Дополнительные расколы в эмиграции вызвали победа нацистов в Германии и японская оккупация Маньчжурии. Из Германии потекли кто куда меньшевики, эсеры, кадеты и прочие “левые”, среди которых было много евреев. В условиях приближения войны русские изгнанники стали делиться на “оборонцев” и “пораженцев”. Большинство, как Деникин, Милюков, Керенский, считало, что нельзя сотрудничать с врагами России, какой бы она ни была. То есть, в случае войны надо поддерживать Советский Союз. “Пораженцы” – Семенов, фон Лампе, Туркул, Абрамов и др. видели в немцах и японцах союзников, которые помогут свергнуть советскую власть. Однозначную позицию поддержки нацистов заняли всевозможные сепаратисты – украинские, кавказские, мусульманские, часть казачьих. Стали возникать и русские фашистские организации, в Германии – Светозарова (Пильхау), в Маньчжурии – Родзаевского.
Однако нацисты к сотрудничеству были не склонны, русских фашистов разогнали. И для прочих эмигрантов любую самодеятельность пресекали, все организации, даже дружественные к Германии, были распущены, а вместо них в Берлине учредили официальное Управление делами русской эмиграции. Японцы действовали не менее круто. В Маньчжурии всех эмигрантов (как и китайцев) обложили очень высокими налогами. А все эмигрантские организации отдали под начало атамана А.Г. Семенова – которого, в свою очередь, курировал разведотдел штаба Квантунской армии. Ну а “Всероссийской Фашистской партией” Родзаевского заинтересовались не японские политики или командование, а мафия. Начала оказывать материальную помощь, а за это использовать русскую молодежь в своих целях.
Но если старые эмигрантские течения угасали или перерождались, то возникали новые. В 1930 г. на собрании русских молодежных организаций в Белграде было провозглашено создание Национального Союза Русской Молодежи (позже Народно-Трудовой Союз российских солидаристов – НТС). Он демонстративно отмежевался от прежних группировок, не признавал их авторитетов, принимал только молодых. Своей целью НТС ставил “национальную революцию”, которая свергнет большевизм.

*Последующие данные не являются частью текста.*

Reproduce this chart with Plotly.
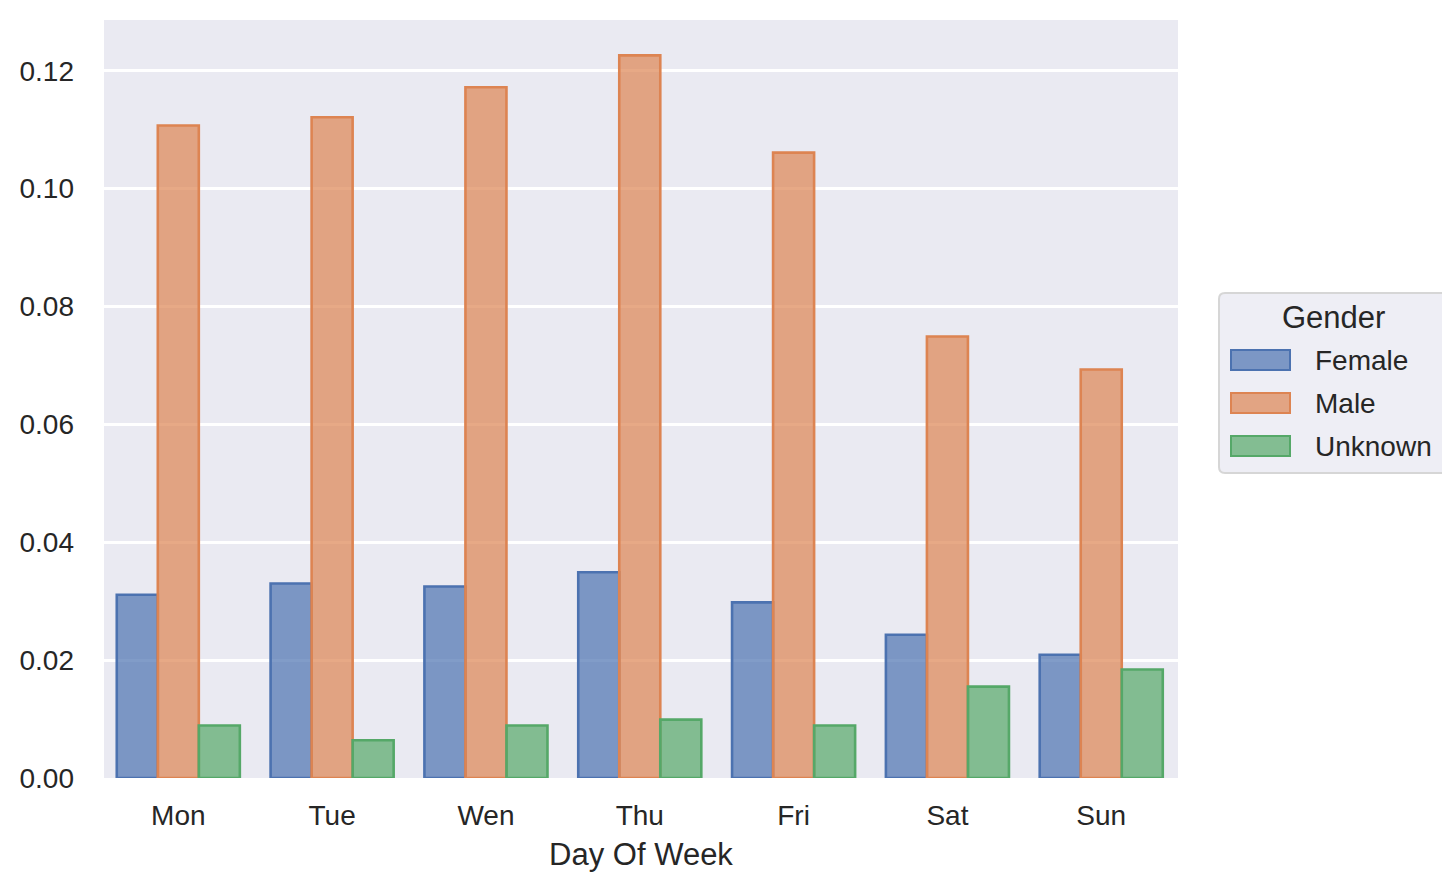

А после этого, как утверждалось, в России должен будет возникнуть “народно-трудовой строй”. Но не демократия, а сильное авторитарное правительство, которое действовало бы в интересах народа.
С 1932 г. группы активистов НТС одна за другой начали направляться в СССР. При сотрудничестве с иностранными спецслужбами НТС выдвигал ряд принципиальных условий – сохранение своей “политической независимости”, отказ поставлять информацию разведывательного характера. Но выполнялось ли это на практике – большой вопрос. Да и кто определял, какую информацию считать “разведывательного характера”, а какую нет? Впрочем, в любом случае использование НТС представляло интерес для польской, румынской, японской разведок. Энтузиасты-мальчишки становились “подопытными кроликами”, чтобы испытывать на них “окна” на границе, разные способы ее перехода. Пройдут или попадутся, можно ли пускать своих агентов?
Большинство погибало. Литература НТС пестрит десятками фамилий жертв [122]. Они были уверены, что гибнут за Россию – не давая труда задуматься, а нужно ли это России? Или кому-то другому? Лишь единицы, как Г.Околович, благополучно возвращались – они становились инструкторами, готовили следующие группы мальчишек. А те активисты, которые просочились в Советский Союз, теряли связь с зарубежьем. Но их задача была другой: они начинали “вторую жизнь” по поддельным документам, должны были внедрять в советском народе свои идеи, создавать зародыши будущих организаций. В общем стать “семенами”, из которых постепенно будет произрастать грядущая антисоветская революция.
Но в 1930-х эти “семена” и их заграничные “сеятели” еще не доставляли советскому руководству и спецслужбам особых забот. Куда больше вреда наносили троцкисты. Сам Лев Давидович, надо сказать, оказался не способен организовать сколь-нибудь весомую антисталинскую партию. Он оставался, как и в начале своей карьеры, всего лишь талантливым журналистом и литератором. Написал мемуары “Моя жизнь”, еще ряд книг. Политики и военачальники, особенно битые, в воспоминаниях вообще любят приврать. Но для эмигрантских работ Троцкого характерна ложь совсем уж безоглядная, напропалую, порой даже без заботы о правдоподобии. Впрочем, это тоже один из литературных и политических приемов, которым Троцкий пользовался и раньше – не доказывая своей правоты, не опровергая противников, просто выливать на них побольше грязи.